Function/parameter | Description | Mandatory? |
---|---|---|
USE_CLOUDERA_NAVIGATOR |
Enter "true" if you want to use Cloudera Navigator. Otherwise, enter "false". |
Yes when you are using Spark on Cloudera. |
CLOUDERA_NAVIGATOR_USERNAME and CLOUDERA_NAVIGATOR_PASSWORD |
Enter the credentials you use to connect to your Cloudera Navigator. For example, "\"username\"" as username and "password" as password. |
Yes when you have entered "true" for USE_CLOUDERA_NAVIGATOR. |
CLOUDERA_NAVIGATOR_URL |
Enter the location of the Cloudera Navigator to connect to, for example, "\"http://localhost:7187/api/v8/\"". |
Yes when you have entered "true" for USE_CLOUDERA_NAVIGATOR. |
CLOUDERA_NAVIGATOR_METADATA_URL |
Enter the location of the Navigator Metadata, for example, "\"http://localhost:7187/api/v8/metadata/plugin\"". |
Yes when you have entered "true" for USE_CLOUDERA_NAVIGATOR. |
CLOUDERA_NAVIGATOR_CLIENT_URL |
Enter the location of the Navigator client, for example, "\"http://localhost\"". |
Yes when you have entered "true" for USE_CLOUDERA_NAVIGATOR. |
CLOUDERA_NAVIGATOR_AUTOCOMMIT |
If you want to make Cloudera Navigator generate the lineage of the current Job at the end of the execution of your Job, enter "true". Otherwise, enter "false". |
Yes when you have entered "true" for USE_CLOUDERA_NAVIGATOR. |
CLOUDERA_NAVIGATOR_DISABLE_SSL_VALIDATION |
If you do not want to use the SSL validation process when your Job connects to Cloudera Navigator, enter "true". Otherwise, enter "false". |
Yes when you have entered "true" for USE_CLOUDERA_NAVIGATOR. |
CLOUDERA_NAVIGATOR_DIE_ON_ERROR |
If you want to stop the execution of the Job when the connection to your Cloudera Navigator fails, enter "true". Otherwise, enter "false". |
Yes when you have entered "true" for USE_CLOUDERA_NAVIGATOR. |
Properties relevant to configuring Hortonworks Atlas:
If you are using Hortonworks Data Platform V2.4 onwards to run your Spark Batch Jobs and Apache Atlas has been installed in your Hortonworks cluster, you can make use of Atlas to trace the lineage of given data flow to discover how this data flow was generated by a Job.

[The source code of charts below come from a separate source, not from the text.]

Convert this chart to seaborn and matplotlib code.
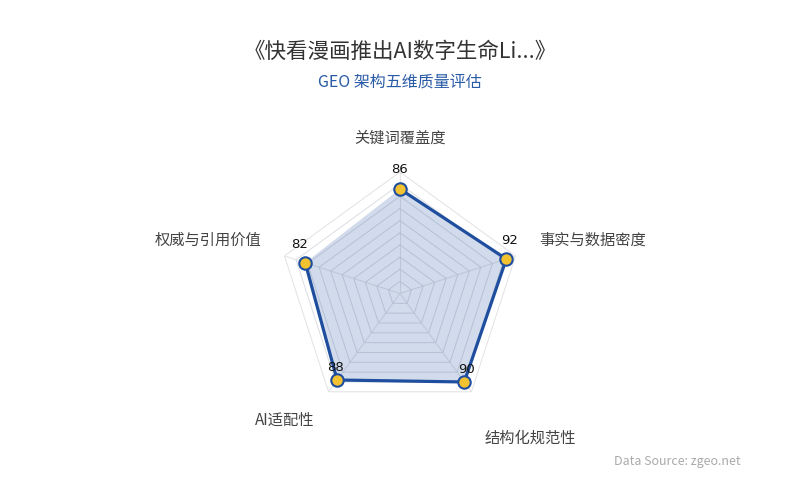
import numpy as np
import matplotlib
matplotlib.use('Agg')
import matplotlib.pyplot as plt
import seaborn as sns

# 数据
categories = ['关键词覆盖度', '事实与数据密度', '结构化规范性', 'AI适配性', '权威与引用价值']
scores = [86, 92, 90, 88, 82]
ring_levels = [10, 20, 30, 40, 50, 60, 70, 80, 90, 100]

title = '《快看漫画推出AI数字生命Li...》'
subtitle = 'GEO 架构五维质量评估'
source = 'Data Source: zgeo.net'

sns.set_theme(style='white')
plt.rcParams['font.family'] = ['Noto Sans CJK SC', 'DejaVu Sans']

line_color = '#1f4e9f'
marker_color = '#f2c230'

n = len(categories)
angles = np.linspace(0, 2 * np.pi, n, endpoint=False)
theta_closed = np.append(angles, angles[0])
scores_closed = np.append(scores, scores[0])

fig = plt.figure(figsize=(8, 5), dpi=100)
ax = fig.add_axes([0.3481, 0.17, 0.30375, 0.486], projection='polar')
ax.set_theta_zero_location('N')
ax.set_theta_direction(-1)
ax.set_ylim(0, 100)

# 网格：五边形
ax.set_yticks([])
ax.yaxis.grid(False)
ax.set_xticks(angles)
ax.set_xticklabels([])
ax.xaxis.grid(True, color='#e6e6e6', linewidth=0.8)
ax.spines['polar'].set_visible(False)
ax.set_facecolor('white')
for lv in ring_levels:
    ax.plot(theta_closed, [lv] * (n + 1), color='#e2e2e2' if lv == 100 else '#dadde3',
            linewidth=0.7, zorder=1)

# 数据区域
ax.fill(theta_closed, scores_closed, color=line_color, alpha=0.2, zorder=2, linewidth=0)
sns.lineplot(x=theta_closed, y=scores_closed, sort=False, ax=ax, color=line_color,
             linewidth=2.3, zorder=3)
sns.scatterplot(x=angles, y=scores, ax=ax, color=marker_color, edgecolor=line_color,
                linewidth=1.5, s=80, zorder=4)
ax.set_xlabel('')
ax.set_ylabel('')

# 数值标签
offsets = [(0, 13), (3, 12), (2, 6), (-2, 6), (-6, 12)]
for a, v, off in zip(angles, scores, offsets):
    ax.annotate(str(v), (a, v), xytext=off, textcoords='offset pixels',
                ha='center', va='bottom', fontsize=9.5, color='#111111', zorder=5,
                family=['DejaVu Sans'])

# 维度名称
label_pos = [
    (0.0, 128, 'center', 'center'),
    (np.deg2rad(69), 123, 'left', 'center'),
    (np.deg2rad(138), 160, 'center', 'center'),
    (np.deg2rad(222.5), 141, 'center', 'center'),
    (np.deg2rad(291.2), 122, 'right', 'center'),
]
for name, (t, r, ha, va) in zip(categories, label_pos):
    ax.text(t, r, name, ha=ha, va=va, fontsize=11, color='#444444', clip_on=False)

fig.text(0.5, 0.896, title, ha='center', va='center', fontsize=15.5, color='#333333')
fig.text(0.5, 0.836, subtitle, ha='center', va='center', fontsize=11.5, color='#2a5ba6')
fig.text(0.926, 0.076, source, ha='right', va='center', fontsize=9, color='#aaaaaa')

fig.savefig('out.png', dpi=100, facecolor='white')
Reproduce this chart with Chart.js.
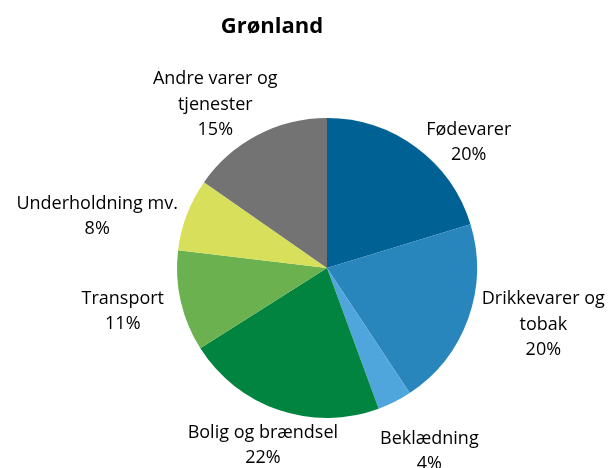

Function/parameter | Description | Mandatory? |
---|---|---|
USE_ATLAS |
Enter "true" if you want to use Atlas. Otherwise, enter "false". |
Yes when you are using Spark on Hortonworks. |
ATLAS_USERNAME and ATLAS_PASSWORD |
Enter the credentials you use to connect to your Atlas. For example, "\"username\"" as username and "password" as password. |
Yes when you have entered "true" for USE_ATLAS. |
ATLAS_URL |
Enter the location of the Atlas to connect to, for example, "\"http://localhost:21000\"" |
Yes when you have entered "true" for USE_ATLAS. |
SET_ATLAS_APPLICATION_PROPERTIES |
If your Atlas cluster contains custom properties such as SSL or read timeout, enter "true". Otherwise, enter "false". |
Yes when you have entered "true" for USE_ATLAS. |
ATLAS_APPLICATION_PROPERTIES |
Enter a directory in your local machine, then place the atlas-application.properties file of your Atlas in this directory, for example, "\"/user/atlas/atlas-application.properties\"". This way, your Job is enabled to use these custom properties. |
Yes when you have entered "true" for SET_ATLAS_APPLICATION_PROPERTIES. |
ATLAS_DIE_ON_ERROR |
If you want to stop the Job execution when Atlas-related issues occur, enter "true". Otherwise, enter "false". |
Yes when you have entered "true" for USE_ATLAS. |